Craggaunowen Open Air Museum

Project: Craggaunowen Open Air Museum
Completion Date:
Client: Shannon Heritage
Project Value:
Services Provided: Full Civil and Structural Engineering
Project Size:

Project Description

The Craggaunowen project is Ireland’s original award winning archaeological open air museum, centred around a 16th century fortified tower house (built in 1550), in County Clare. (The name Craggaunowen derives from its Irish name meaning Creagán Eohain - Owen’s little rocky hill).
The purpose of the project, which is sited on 50 acres of idyllic woodland, was to recreate several examples of early historic dwelling places.
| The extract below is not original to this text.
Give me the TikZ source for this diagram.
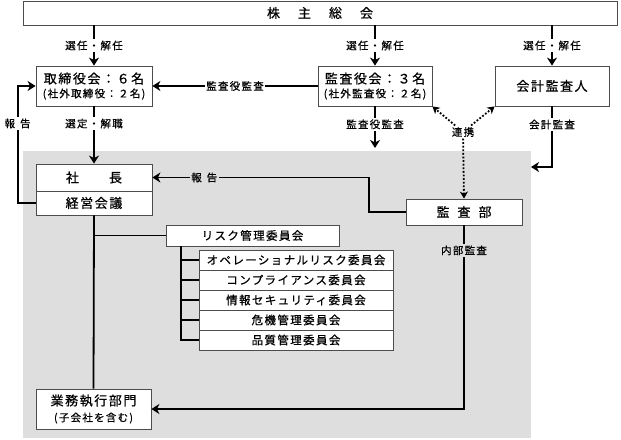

Primary features of the project include; a 4th or 5th century ringfort, a replica Fulachta Fia (Bronze Age cooking and industrial site), a Dolmen (Neolithic portal tomb), a Standing Stone (Ogham Stone) and ‘The Brendan Boat’, the (reconstructed) boat used by Saint Brendan to sail to Newfoundland in the mid-6th century.
One of the most famous features of the project is the Crannog, a reconstruction of a lake dwelling, common in Ireland during the Bronze Age and early Christian periods. (The name Crannog is taken from the Irish word crann meaning tree).
Crannogs were artificial man-made islands usually built about 100m from the shore of a shallow lake. On these islands, dwellers built houses, kept animals and lived in relative security. A replica island was reconstructed, on the picturesque lake at Craggaunowen, using a build-up of layers of brushwood and other materials such as stones. A perimeter stockade and houses were constructed on the island using wattle-and-daub construction techniques.
From the initial stages of the Craggaunowen project, Garland provided a range of services and continued to do so intermittently throughout the course of the park restoration and development. Services provided included tender documentation, undertaking various site surveys, survey and design of the access road, the design of the Crannog and its associated footbridge and stockade and the design of the housing structure for “The Brendan Boat”.